--- BEGIN ---
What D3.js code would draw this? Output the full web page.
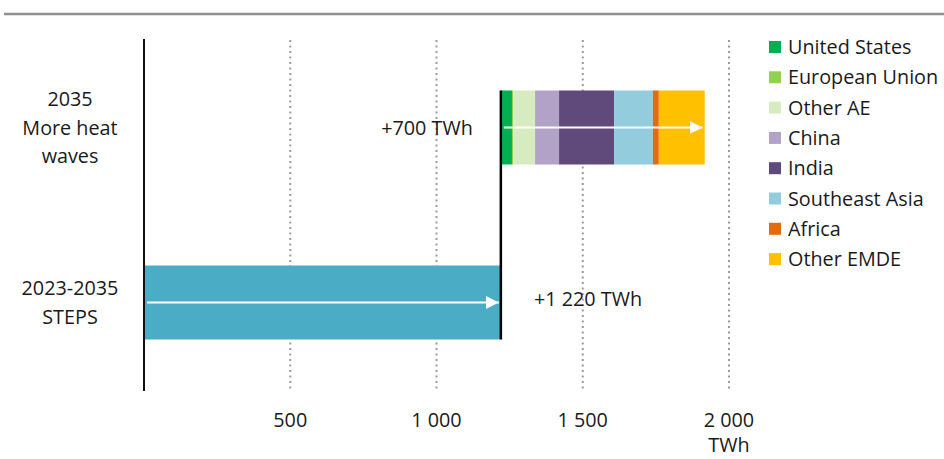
<!DOCTYPE html>
<html>
<head>
<meta charset="utf-8">
<script src="https://cdn.jsdelivr.net/npm/d3@7"></script>
<style>
  body { margin: 0; background: #fff; }
  text { font-family: "Open Sans", "Noto Sans", sans-serif; fill: #1a1a1a; }
</style>
</head>
<body>
<div id="chart"></div>
<script>
// data
var categories = ["2035 More heat waves", "2023-2035 STEPS"];
var categoryLines = [["2035", "More heat", "waves"], ["2023-2035", "STEPS"]];
var stepsValue = 1220;
var regions = ["United States", "European Union", "Other AE", "China", "India", "Southeast Asia", "Africa", "Other EMDE"];
var regionValues = [38, 4, 75, 82, 188, 133, 20, 157];
var regionColors = ["#00b050", "#92d050", "#d7ebc1", "#b3a2c8", "#604a7b", "#93cddd", "#e36c0a", "#ffc000"];
var xTicks = [500, 1000, 1500, 2000];
var barLabels = ["+700 TWh", "+1 220 TWh"];

var width = 944, height = 459;
var fs = "19.8px";
var svg = d3.select("#chart").append("svg")
  .attr("width", width)
  .attr("height", height);

var x = d3.scaleLinear().domain([0, 2000]).range([144, 729]);
var y = d3.scalePoint().domain(categories).range([40, 390]).padding(0.5);
var barH = 74;

// top rule
svg.append("line")
  .attr("x1", 4).attr("x2", width)
  .attr("y1", 14).attr("y2", 14)
  .attr("stroke", "#8f8f8f").attr("stroke-width", 2.5);

// dotted grid
svg.selectAll(".grid")
  .data(xTicks).enter().append("line")
  .attr("class", "grid")
  .attr("x1", d => x(d)).attr("x2", d => x(d))
  .attr("y1", 40).attr("y2", 391)
  .attr("stroke", "#9a9a9a")
  .attr("stroke-width", 2)
  .attr("stroke-dasharray", "2,3.5");

// tick labels
svg.selectAll(".tick")
  .data(xTicks).enter().append("text")
  .attr("x", d => x(d))
  .attr("y", 427)
  .attr("text-anchor", "middle")
  .style("font-size", fs)
  .text(d => d3.format(",")(d).replace(",", " "));

svg.append("text")
  .attr("x", x(2000)).attr("y", 452)
  .attr("text-anchor", "middle")
  .style("font-size", fs)
  .text("TWh");

// STEPS bar
svg.append("rect")
  .attr("x", x(0))
  .attr("y", y(categories[1]) - barH / 2)
  .attr("width", x(stepsValue) - x(0))
  .attr("height", barH)
  .attr("fill", "#4bacc6");

// stacked heat wave bar
var row = {};
regions.forEach((r, i) => row[r] = regionValues[i]);
var stacked = d3.stack().keys(regions)([row]);

svg.selectAll(".seg")
  .data(stacked).enter().append("rect")
  .attr("class", "seg")
  .attr("x", d => x(stepsValue + d[0][0]))
  .attr("y", y(categories[0]) - barH / 2)
  .attr("width", d => x(stepsValue + d[0][1]) - x(stepsValue + d[0][0]))
  .attr("height", barH)
  .attr("fill", (d, i) => regionColors[i]);

// axis line at zero
svg.append("line")
  .attr("x1", x(0)).attr("x2", x(0))
  .attr("y1", 39).attr("y2", 391)
  .attr("stroke", "#111").attr("stroke-width", 2);

// connector at the end of STEPS
svg.append("line")
  .attr("x1", x(stepsValue)).attr("x2", x(stepsValue))
  .attr("y1", y(categories[0]) - barH / 2)
  .attr("y2", y(categories[1]) + barH / 2)
  .attr("stroke", "#000").attr("stroke-width", 2.5);

// arrows
var defs = svg.append("defs");
defs.append("marker")
  .attr("id", "head")
  .attr("viewBox", "0 0 10 10")
  .attr("refX", 10).attr("refY", 5)
  .attr("markerWidth", 13).attr("markerHeight", 13)
  .attr("markerUnits", "userSpaceOnUse")
  .attr("orient", "auto")
  .append("path").attr("d", "M0,0 L10,5 L0,10 Z").attr("fill", "#fff");

var arrows = [
  { cat: categories[1], from: 0, to: stepsValue },
  { cat: categories[0], from: stepsValue, to: stepsValue + d3.sum(regionValues) }
];
svg.selectAll(".arrow")
  .data(arrows).enter().append("line")
  .attr("x1", d => x(d.from) + 3)
  .attr("x2", d => x(d.to) - 2)
  .attr("y1", d => y(d.cat)).attr("y2", d => y(d.cat))
  .attr("stroke", "#fff").attr("stroke-width", 2)
  .attr("marker-end", "url(#head)");

// value labels
svg.append("text")
  .attr("x", 427).attr("y", y(categories[0]) + 7)
  .attr("text-anchor", "middle")
  .style("font-size", fs)
  .text(barLabels[0]);
svg.append("text")
  .attr("x", 588).attr("y", y(categories[1]) + 3)
  .attr("text-anchor", "middle")
  .style("font-size", fs)
  .text(barLabels[1]);

// category labels
categories.forEach((c, i) => {
  var lines = categoryLines[i];
  var t = svg.append("text")
    .attr("text-anchor", "middle")
    .style("font-size", fs);
  lines.forEach((l, j) => {
    t.append("tspan")
      .attr("x", 70)
      .attr("y", y(c) + 7 + (j - (lines.length - 1) / 2) * 28.5)
      .text(l);
  });
});

// legend
var legend = svg.selectAll(".legend")
  .data(regions).enter().append("g")
  .attr("transform", (d, i) => "translate(769," + (47 + i * 30.3) + ")");
legend.append("rect")
  .attr("x", 0).attr("y", -6)
  .attr("width", 12).attr("height", 12)
  .attr("fill", (d, i) => regionColors[i]);
legend.append("text")
  .attr("x", 19).attr("y", 7)
  .style("font-size", fs)
  .text(d => d);
</script>
</body>
</html>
--- END ---
Transcribe the material exactly, and leave out whatever pictures it holds.

What D3.js code would draw this? Output the full web page.
<!DOCTYPE html>
<html>
<head>
<meta charset="utf-8">
<script src="https://cdn.jsdelivr.net/npm/d3@7"></script>
<style>
  body { margin: 0; background: #fff; }
  text { font-family: "Open Sans", "Noto Sans", sans-serif; fill: #1a1a1a; }
</style>
</head>
<body>
<div id="chart"></div>
<script>
// data
var categories = ["2035 More heat waves", "2023-2035 STEPS"];
var categoryLines = [["2035", "More heat", "waves"], ["2023-2035", "STEPS"]];
var stepsValue = 1220;
var regions = ["United States", "European Union", "Other AE", "China", "India", "Southeast Asia", "Africa", "Other EMDE"];
var regionValues = [38, 4, 75, 82, 188, 133, 20, 157];
var regionColors = ["#00b050", "#92d050", "#d7ebc1", "#b3a2c8", "#604a7b", "#93cddd", "#e36c0a", "#ffc000"];
var xTicks = [500, 1000, 1500, 2000];
var barLabels = ["+700 TWh", "+1 220 TWh"];

var width = 944, height = 459;
var fs = "19.8px";
var svg = d3.select("#chart").append("svg")
  .attr("width", width)
  .attr("height", height);

var x = d3.scaleLinear().domain([0, 2000]).range([144, 729]);
var y = d3.scalePoint().domain(categories).range([40, 390]).padding(0.5);
var barH = 74;

// top rule
svg.append("line")
  .attr("x1", 4).attr("x2", width)
  .attr("y1", 14).attr("y2", 14)
  .attr("stroke", "#8f8f8f").attr("stroke-width", 2.5);

// dotted grid
svg.selectAll(".grid")
  .data(xTicks).enter().append("line")
  .attr("class", "grid")
  .attr("x1", d => x(d)).attr("x2", d => x(d))
  .attr("y1", 40).attr("y2", 391)
  .attr("stroke", "#9a9a9a")
  .attr("stroke-width", 2)
  .attr("stroke-dasharray", "2,3.5");

// tick labels
svg.selectAll(".tick")
  .data(xTicks).enter().append("text")
  .attr("x", d => x(d))
  .attr("y", 427)
  .attr("text-anchor", "middle")
  .style("font-size", fs)
  .text(d => d3.format(",")(d).replace(",", " "));

svg.append("text")
  .attr("x", x(2000)).attr("y", 452)
  .attr("text-anchor", "middle")
  .style("font-size", fs)
  .text("TWh");

// STEPS bar
svg.append("rect")
  .attr("x", x(0))
  .attr("y", y(categories[1]) - barH / 2)
  .attr("width", x(stepsValue) - x(0))
  .attr("height", barH)
  .attr("fill", "#4bacc6");

// stacked heat wave bar
var row = {};
regions.forEach((r, i) => row[r] = regionValues[i]);
var stacked = d3.stack().keys(regions)([row]);

svg.selectAll(".seg")
  .data(stacked).enter().append("rect")
  .attr("class", "seg")
  .attr("x", d => x(stepsValue + d[0][0]))
  .attr("y", y(categories[0]) - barH / 2)
  .attr("width", d => x(stepsValue + d[0][1]) - x(stepsValue + d[0][0]))
  .attr("height", barH)
  .attr("fill", (d, i) => regionColors[i]);

// axis line at zero
svg.append("line")
  .attr("x1", x(0)).attr("x2", x(0))
  .attr("y1", 39).attr("y2", 391)
  .attr("stroke", "#111").attr("stroke-width", 2);

// connector at the end of STEPS
svg.append("line")
  .attr("x1", x(stepsValue)).attr("x2", x(stepsValue))
  .attr("y1", y(categories[0]) - barH / 2)
  .attr("y2", y(categories[1]) + barH / 2)
  .attr("stroke", "#000").attr("stroke-width", 2.5);

// arrows
var defs = svg.append("defs");
defs.append("marker")
  .attr("id", "head")
  .attr("viewBox", "0 0 10 10")
  .attr("refX", 10).attr("refY", 5)
  .attr("markerWidth", 13).attr("markerHeight", 13)
  .attr("markerUnits", "userSpaceOnUse")
  .attr("orient", "auto")
  .append("path").attr("d", "M0,0 L10,5 L0,10 Z").attr("fill", "#fff");

var arrows = [
  { cat: categories[1], from: 0, to: stepsValue },
  { cat: categories[0], from: stepsValue, to: stepsValue + d3.sum(regionValues) }
];
svg.selectAll(".arrow")
  .data(arrows).enter().append("line")
  .attr("x1", d => x(d.from) + 3)
  .attr("x2", d => x(d.to) - 2)
  .attr("y1", d => y(d.cat)).attr("y2", d => y(d.cat))
  .attr("stroke", "#fff").attr("stroke-width", 2)
  .attr("marker-end", "url(#head)");

// value labels
svg.append("text")
  .attr("x", 427).attr("y", y(categories[0]) + 7)
  .attr("text-anchor", "middle")
  .style("font-size", fs)
  .text(barLabels[0]);
svg.append("text")
  .attr("x", 588).attr("y", y(categories[1]) + 3)
  .attr("text-anchor", "middle")
  .style("font-size", fs)
  .text(barLabels[1]);

// category labels
categories.forEach((c, i) => {
  var lines = categoryLines[i];
  var t = svg.append("text")
    .attr("text-anchor", "middle")
    .style("font-size", fs);
  lines.forEach((l, j) => {
    t.append("tspan")
      .attr("x", 70)
      .attr("y", y(c) + 7 + (j - (lines.length - 1) / 2) * 28.5)
      .text(l);
  });
});

// legend
var legend = svg.selectAll(".legend")
  .data(regions).enter().append("g")
  .attr("transform", (d, i) => "translate(769," + (47 + i * 30.3) + ")");
legend.append("rect")
  .attr("x", 0).attr("y", -6)
  .attr("width", 12).attr("height", 12)
  .attr("fill", (d, i) => regionColors[i]);
legend.append("text")
  .attr("x", 19).attr("y", 7)
  .style("font-size", fs)
  .text(d => d);
</script>
</body>
</html>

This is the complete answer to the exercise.